The current situation is dire and everyone knows that most employees and some employers as well are severely incapacitated and we are facing an existential crisis, a real crisis of existence.

It is very crucial to highlight that currently the cost of labour seems to be unfair as it is lagging behind the cost of living.

In actual fact, when normal cost of living has overtaken the cost of labour, employees are affected more as they will be left incapacitated.

Expectations vs reality

There is a widening gap between employee expectations and the reality of what organisations can reasonably offer them, which could prove toxic to companies if left unaddressed.

Zimbabwean employers need to make the connection between actions, outcomes and rewards clear in the context of business performance.

Organisations must put their communication strategies around pay to ensure they are having the desired impact.

It is important that employees are rewarded for their hard work and loyalty.

Restructure the wage system

A cost-of-living raise is an increase in pay that is intended to keep the buying power of an employee’s salary the same during a period of inflation.

Without a cost-of-living raise, the declining value of the dollar would leave workers with less real money in their pockets.

Employee remuneration has been eroded. It is known that at this stage most employees are struggling to make ends meet given the devaluation of their salaries and rising inflation.

The increase in inflation has impacted on how employers structure their remuneration.

To tackle cost of living pressures and maintain sustainability of remuneration, it may be necessary to look at the following options.

Linking wages to productivity

By directly linking wages with productivity, the employee is continuously rewarded for hard work, which drives him to produce more profits for the business.

The relationship between productivity and wages is a central issue for fair distribution between labour and capital.

Productivity can be defined as the amount of goods and services (output) produced in the economy for every unit of labour.

For example, output per worker and output per hour of work are both productivity measures.
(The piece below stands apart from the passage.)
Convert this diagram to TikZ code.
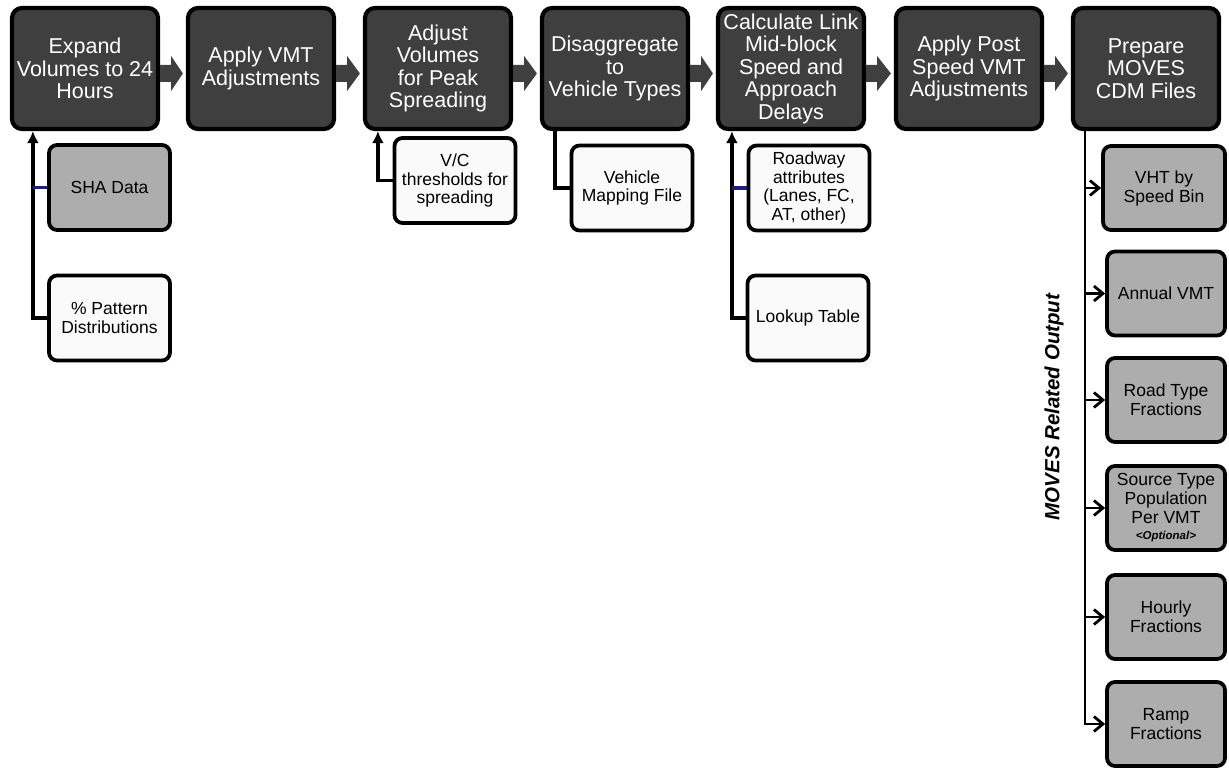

When output per worker increases, workers’ contributions to the firm’s revenue increases causing demand for workers to increase also.

NEC pay structures to be continuously reviewed

The institutional wage negotiation setting in the private sector (NECs) through overall good, their role has been relegated to once-off wage negotiations.
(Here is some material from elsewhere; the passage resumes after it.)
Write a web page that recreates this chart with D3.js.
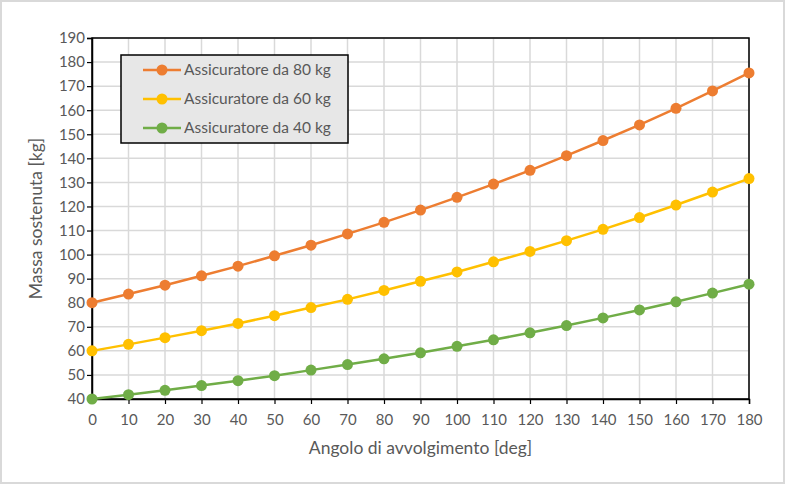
<!DOCTYPE html>
<html>
<head>
<meta charset="utf-8">
<script src="https://cdn.jsdelivr.net/npm/d3@7"></script>
<style>
  body { margin: 0; background: #fff; }
  svg { display: block; font-family: Lato, "Open Sans", sans-serif; }
</style>
</head>
<body>
<svg id="chart" width="785" height="484"></svg>
<script>
// angles [deg]
const angles = [0, 10, 20, 30, 40, 50, 60, 70, 80, 90, 100, 110, 120, 130, 140, 150, 160, 170, 180];
const mass80 = [80, 83.6, 87.3, 91.2, 95.2, 99.5, 103.9, 108.6, 113.4, 118.5, 123.8, 129.3, 135.0, 141.1, 147.4, 153.9, 160.8, 168.0, 175.5];
const mass60 = [60, 62.7, 65.5, 68.4, 71.4, 74.6, 78.0, 81.4, 85.1, 88.9, 92.8, 97.0, 101.3, 105.8, 110.5, 115.4, 120.6, 126.0, 131.6];
const mass40 = [40, 41.8, 43.6, 45.6, 47.6, 49.7, 52.0, 54.3, 56.7, 59.2, 61.9, 64.6, 67.5, 70.5, 73.7, 77.0, 80.4, 84.0, 87.7];
const yTicks = d3.range(40, 191, 10);

const series = [
  { name: 'Assicuratore da 80 kg', values: mass80, color: '#ED7D31' },
  { name: 'Assicuratore da 60 kg', values: mass60, color: '#FFC000' },
  { name: 'Assicuratore da 40 kg', values: mass40, color: '#70AD47' }
];

const svg = d3.select('#chart');
const W = 785, H = 484;
const pLeft = 92, pRight = 749, pTop = 38, pBottom = 399;

// outer frame
svg.append('rect')
  .attr('x', 1).attr('y', 1).attr('width', W - 2).attr('height', H - 2)
  .attr('fill', '#fff').attr('stroke', '#d9d9d9').attr('stroke-width', 2);

const x = d3.scaleLinear().domain([0, 180]).range([pLeft, pRight]);
const y = d3.scaleLinear().domain([40, 190]).range([pBottom, pTop]);

// grid
const grid = svg.append('g');
grid.selectAll('line.gy')
  .data(yTicks)
  .enter()
  .append('line')
  .attr('x1', pLeft).attr('x2', pRight)
  .attr('y1', d => y(d)).attr('y2', d => y(d))
  .attr('stroke', '#d9d9d9').attr('stroke-width', 1.5);
grid.selectAll('line.gx')
  .data(angles)
  .enter()
  .append('line')
  .attr('y1', pTop).attr('y2', pBottom)
  .attr('x1', d => x(d)).attr('x2', d => x(d))
  .attr('stroke', '#d9d9d9').attr('stroke-width', 1.5);

// plot border
svg.append('rect')
  .attr('x', pLeft).attr('y', pTop)
  .attr('width', pRight - pLeft).attr('height', pBottom - pTop)
  .attr('fill', 'none').attr('stroke', '#000').attr('stroke-width', 1.5);

// axes
const xAxis = svg.append('g')
  .attr('transform', `translate(0,${pBottom})`)
  .call(d3.axisBottom(x).tickValues(angles).tickSize(5).tickPadding(10));
const yAxis = svg.append('g')
  .attr('transform', `translate(${pLeft},0)`)
  .call(d3.axisLeft(y).tickValues(yTicks).tickSize(5).tickPadding(2));

[xAxis, yAxis].forEach(a => {
  a.select('.domain').attr('stroke', '#000').attr('stroke-width', 1.5);
  a.selectAll('.tick line').attr('stroke', '#000').attr('stroke-width', 1.2);
  a.selectAll('.tick text')
    .attr('fill', '#595959')
    .style('font-size', '15px')
    .style('font-family', 'Lato, sans-serif');
});

// axis titles
svg.append('text')
  .attr('x', (pLeft + pRight) / 2).attr('y', 454)
  .attr('text-anchor', 'middle')
  .attr('fill', '#595959')
  .style('font-size', '17.5px')
  .text('Angolo di avvolgimento [deg]');
svg.append('text')
  .attr('transform', `translate(42,${(pTop + pBottom) / 2}) rotate(-90)`)
  .attr('text-anchor', 'middle')
  .attr('fill', '#595959')
  .style('font-size', '17.5px')
  .text('Massa sostenuta [kg]');

// lines and markers
const line = d3.line()
  .x((d, i) => x(angles[i]))
  .y(d => y(d));

series.forEach(s => {
  svg.append('path')
    .datum(s.values)
    .attr('d', line)
    .attr('fill', 'none')
    .attr('stroke', s.color)
    .attr('stroke-width', 2.5);
  svg.append('g')
    .selectAll('circle')
    .data(s.values)
    .enter()
    .append('circle')
    .attr('cx', (d, i) => x(angles[i]))
    .attr('cy', d => y(d))
    .attr('r', 5.5)
    .attr('fill', s.color);
});

// legend
const legend = svg.append('g').attr('transform', 'translate(121,55)');
legend.append('rect')
  .attr('width', 227).attr('height', 88)
  .attr('fill', '#e7e7e7').attr('stroke', '#000').attr('stroke-width', 1.5);

const items = legend.selectAll('g.item')
  .data(series)
  .enter()
  .append('g')
  .attr('transform', (d, i) => `translate(0,${15 + i * 29})`);
items.append('line')
  .attr('x1', 22).attr('x2', 60)
  .attr('stroke', d => d.color).attr('stroke-width', 2.5);
items.append('circle')
  .attr('cx', 41).attr('r', 5.5)
  .attr('fill', d => d.color);
items.append('text')
  .attr('x', 63).attr('dy', '0.35em')
  .attr('fill', '#595959')
  .style('font-size', '15.5px')
  .text(d => d.name);
</script>
</body>
</html>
It is critical that the role of the NECs be realigned so that they also consider their main role of representing the workers.

Key business decisions may occasionally require consideration of both cost of labour and cost of living in the analysis.

If companies haven’t effectively realigned employee expectations around compensation, workers will harbour bad feelings about how they are recognised and rewarded.

They may simply choose to “quit in seat”.

When they decide to quit in seat it means they will be coming to work, but disengaged and that has a great danger of compromising the performance of the organisation.